Short problem: Your task is to reproduce, verbatim and without pictures, the lines from the opening of the listing through the line containing "const CAPFONT = '23px".

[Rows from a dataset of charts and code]
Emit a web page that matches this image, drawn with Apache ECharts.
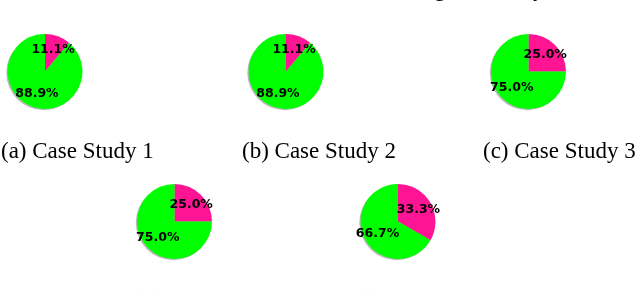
<!DOCTYPE html>
<html>
<head>
<meta charset="utf-8">
<script src="https://cdn.jsdelivr.net/npm/echarts@6/dist/echarts.min.js"></script>
<style>
html,body{margin:0;padding:0;background:#fff;}
#c{width:640px;height:294px;}
</style>
</head>
<body>
<div id="c"></div>
<script>
// Data
const caseNames = ['(a) Case Study 1', '(b) Case Study 2', '(c) Case Study 3', '(d) Case Study 4', '(e) Case Study 5'];
const pinkShare = [11.1, 11.1, 25.0, 25.0, 33.3];
const greenShare = [88.9, 88.9, 75.0, 75.0, 66.7];

// Layout
const centers = [[45, 71.5], [286, 71.5], [528.5, 71.5], [174.5, 221.5], [398, 221.5]];
const captionPos = [[1, 140], [242, 140], [483, 140], [134, 292], [356, 292]];
const R = 37.5;
const PINK = '#ff1493', GREEN = '#00ff00';
const CAPFONT = '23px "Liberation Serif"';

const chart = echarts.init(document.getElementById('c'), null, {renderer: 'canvas'});
const series = [];
caseNames.forEach((name, i) => {
  const c = centers[i];
  // shadow
  series.push({
    type: 'pie', center: [c[0] - 1.2, c[1] + 1.2], radius: [0, R], silent: true,
    animation: false, label: {show: false}, labelLine: {show: false},
    itemStyle: {color: 'rgba(0,0,0,0.28)'},
    data: [{value: 1}], z: 1
  });
  // pie
  series.push({
    type: 'pie', center: c, radius: [0, R], startAngle: 90, clockwise: true,
    animation: false, silent: true, label: {show: false}, labelLine: {show: false},
    itemStyle: {borderWidth: 0},
    data: [
      {name: 'pink', value: pinkShare[i], itemStyle: {color: PINK}},
      {name: 'green', value: greenShare[i], itemStyle: {color: GREEN}}
    ], z: 2
  });
  // labels
  series.push({
    type: 'pie', center: c, radius: [0.1 * R, R], startAngle: 90, clockwise: true,
    animation: false, silent: true,
    itemStyle: {color: 'rgba(0,0,0,0)'},
    label: {show: true, position: 'inside',
            formatter: p => p.percent.toFixed(1) + '%', color: '#000',
            fontFamily: 'DejaVu Sans', fontWeight: 'bold', fontSize: 12.5},
    labelLine: {show: false},
    data: [
      {name: 'pink', value: pinkShare[i]},
      {name: 'green', value: greenShare[i]}
    ], z: 3
  });
});

const graphics = caseNames.map((name, i) => ({
  type: 'text', x: captionPos[i][0], y: captionPos[i][1],
  style: {text: name, font: CAPFONT, fill: '#000', textVerticalAlign: 'top'}
}));
// descenders of the cut-off line above
graphics.push({type: 'text', x: 434, y: -22, style: {text: 'g', font: CAPFONT, fill: '#000', textVerticalAlign: 'top'}});
graphics.push({type: 'text', x: 533, y: -22, style: {text: 'y', font: CAPFONT, fill: '#000', textVerticalAlign: 'top'}});

chart.setOption({animation: false, backgroundColor: '#fff', series: series, graphic: graphics});
</script>
</body>
</html>
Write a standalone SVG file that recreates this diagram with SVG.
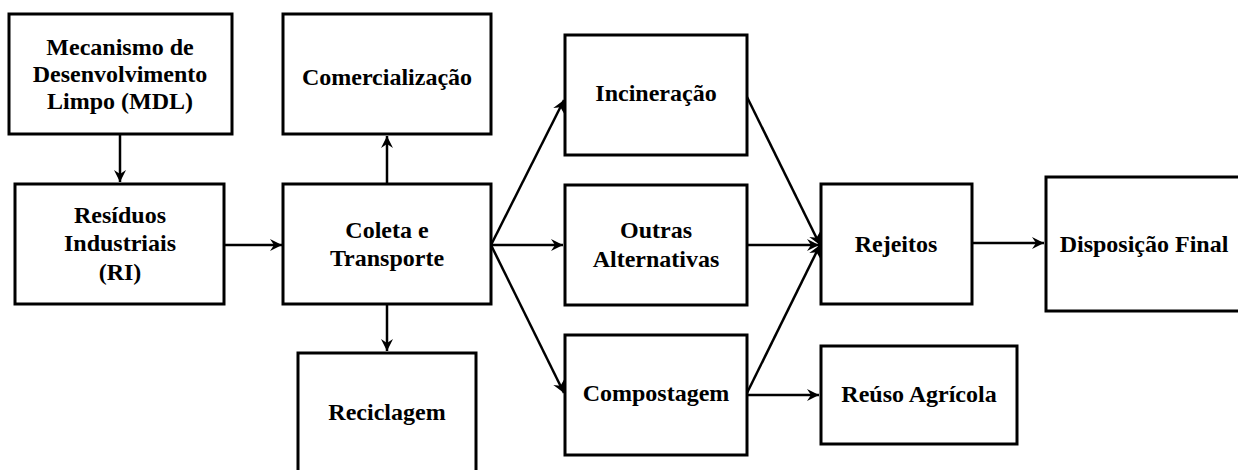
<svg xmlns="http://www.w3.org/2000/svg" width="1238" height="470" viewBox="0 0 1238 470">
<defs>
<style>
.box{fill:#fff;stroke:#000;stroke-width:3}
.t{font-family:"Liberation Serif","Times New Roman",serif;font-weight:bold;font-size:24px;text-anchor:middle;fill:#000}
.c{stroke:#000;stroke-width:2.5;fill:none;marker-end:url(#ah)}
</style>
<marker id="ah" markerUnits="userSpaceOnUse" markerWidth="14" markerHeight="14" refX="12" refY="6" orient="auto" overflow="visible">
<path d="M0,0 L12,6 L0,12 L4,6 z" fill="#000"/>
</marker>
</defs>
<rect width="1238" height="470" fill="#fff"/>
<g id="connectors">
<line class="c" x1="120" y1="134" x2="120" y2="182"/>
<line class="c" x1="224" y1="245" x2="282" y2="245"/>
<line class="c" x1="387" y1="184" x2="387" y2="136"/>
<line class="c" x1="387" y1="304" x2="387" y2="351"/>
<line class="c" x1="491" y1="245" x2="564" y2="100"/>
<line class="c" x1="491" y1="245" x2="563" y2="245"/>
<line class="c" x1="491" y1="245" x2="564" y2="393"/>
<line class="c" x1="747" y1="97" x2="820" y2="245"/>
<line class="c" x1="747" y1="245" x2="819" y2="245"/>
<line class="c" x1="747" y1="393" x2="820" y2="245"/>
<line class="c" x1="747" y1="395" x2="819" y2="395"/>
<line class="c" x1="972" y1="243" x2="1044" y2="243"/>
</g>
<g id="mdl"><rect class="box" x="9" y="14" width="223" height="120"/>
<text class="t" x="120" y="55">Mecanismo de</text>
<text class="t" x="120" y="82">Desenvolvimento</text>
<text class="t" x="120" y="109">Limpo (MDL)</text></g>
<g id="comercializacao"><rect class="box" x="283" y="14" width="208" height="120"/>
<text class="t" x="387" y="85">Comercialização</text></g>
<g id="residuos"><rect class="box" x="15" y="184" width="209" height="120"/>
<text class="t" x="120" y="223">Resíduos</text>
<text class="t" x="120" y="251">Industriais</text>
<text class="t" x="120" y="280">(RI)</text></g>
<g id="coleta"><rect class="box" x="283" y="184" width="208" height="120"/>
<text class="t" x="387" y="238">Coleta e</text>
<text class="t" x="387" y="266">Transporte</text></g>
<g id="reciclagem"><rect class="box" x="298" y="353" width="178" height="130"/>
<text class="t" x="387" y="420">Reciclagem</text></g>
<g id="incineracao"><rect class="box" x="565" y="35" width="182" height="120"/>
<text class="t" x="656" y="101">Incineração</text></g>
<g id="outras"><rect class="box" x="565" y="185" width="182" height="120"/>
<text class="t" x="656" y="238">Outras</text>
<text class="t" x="656" y="267">Alternativas</text></g>
<g id="compostagem"><rect class="box" x="565" y="335" width="182" height="120"/>
<text class="t" x="656" y="401">Compostagem</text></g>
<g id="rejeitos"><rect class="box" x="821" y="184" width="151" height="120"/>
<text class="t" x="896" y="252">Rejeitos</text></g>
<g id="reuso"><rect class="box" x="821" y="346" width="196" height="98"/>
<text class="t" x="919" y="402">Reúso Agrícola</text></g>
<g id="disposicao"><rect class="box" x="1046" y="177" width="200" height="134"/>
<text class="t" x="1144" y="252">Disposição Final</text></g>
</svg>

Expected answer:
Emit a web page that matches this image, drawn with Apache ECharts.
<!DOCTYPE html>
<html>
<head>
<meta charset="utf-8">
<script src="https://cdn.jsdelivr.net/npm/echarts@6/dist/echarts.min.js"></script>
<style>
html,body{margin:0;padding:0;background:#fff;}
#c{width:640px;height:294px;}
</style>
</head>
<body>
<div id="c"></div>
<script>
// Data
const caseNames = ['(a) Case Study 1', '(b) Case Study 2', '(c) Case Study 3', '(d) Case Study 4', '(e) Case Study 5'];
const pinkShare = [11.1, 11.1, 25.0, 25.0, 33.3];
const greenShare = [88.9, 88.9, 75.0, 75.0, 66.7];

// Layout
const centers = [[45, 71.5], [286, 71.5], [528.5, 71.5], [174.5, 221.5], [398, 221.5]];
const captionPos = [[1, 140], [242, 140], [483, 140], [134, 292], [356, 292]];
const R = 37.5;
const PINK = '#ff1493', GREEN = '#00ff00';
const CAPFONT = '23px "Liberation Serif"';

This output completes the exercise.